30s and 40s film online archive completed

  • Published
Still from War Comes to LondonImage source, British Council
Image caption,
The collection includes London's war preparations in 1940

An online archive of films showing snapshots of typical life in Britain in the 1930s and 1940s has been completed.

The final 25 movies in the collection have been digitised and loaded onto the British Council's website.

Scenes include the pubs of England, Sheffield's steel industry, London's preparations for war and a mystery for Scotland Yard's Flying Squad.

British Council director of film Briony Hanson said the movies gave a glimpse of what had changed and what had not.

'Different and familiar'

The British Council - the UK's cultural relations organisation - had already made 89 titles available since the archive was launched in 2012.

They were produced in the early years of the British Council to showcase the best of the UK to audiences in embassies, consulates and classrooms around the world.

Image source, British Council
Image caption,
Britain's wartime leader Winston Churchill is featured
Image source, British Council
Image caption,
Evacuations are shown in the film These Children Are Safe
Image source, British Council
Image caption,
Typical pub life is exhibited in The Story of English Inns
Image source, British Council
Image caption,
Sheffield's famous steel industry was the focus of one of the movies
Image source, British Council
Image caption,
Song of the Clyde followed the length of the river, including through Glasgow

Ms Hanson said: "These films give us one last glimpse into a Britain that's different and familiar in equal measure.

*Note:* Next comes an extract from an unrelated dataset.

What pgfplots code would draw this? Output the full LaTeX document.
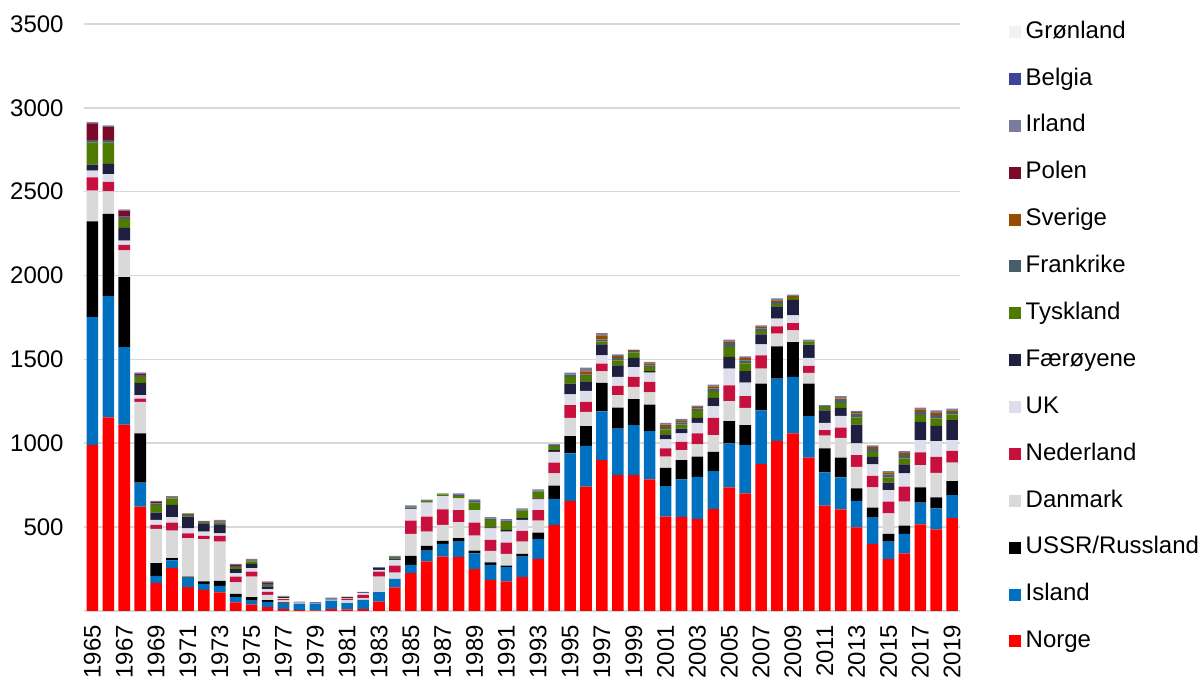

"Some things like air raid shelters in London's parks and a Sheffield dominated by the steel industry are things of the past - but there are also trips to the pub, police dramas and, of course, a lot of tea.

"The British Council Film Collection completely took us all by surprise when we launched the first tranche of titles online with vast audiences loving what they saw."

Competition launched

Among the new releases are police story Routine Job (1946), The Story of English Inns (1944), War Comes to London (1940), and Steel (1945) about steel-making and the workings of a foundry.

The British Council has also launched an international competition called View From Here to encourage people to respond to the collection by re-editing the existing films, producing new ones on similar themes or a combination of the two.

Oscar-winning film-maker Kevin Macdonald, Bend It Like Beckham director Gurinder Chadha and broadcasters Claudia Winkleman and Edith Bowman will pick the winners.

The council has also commissioned British film-makers Mark Cousins, Penny Woolcock and John Akomfrah each to produce a short work based on the collection.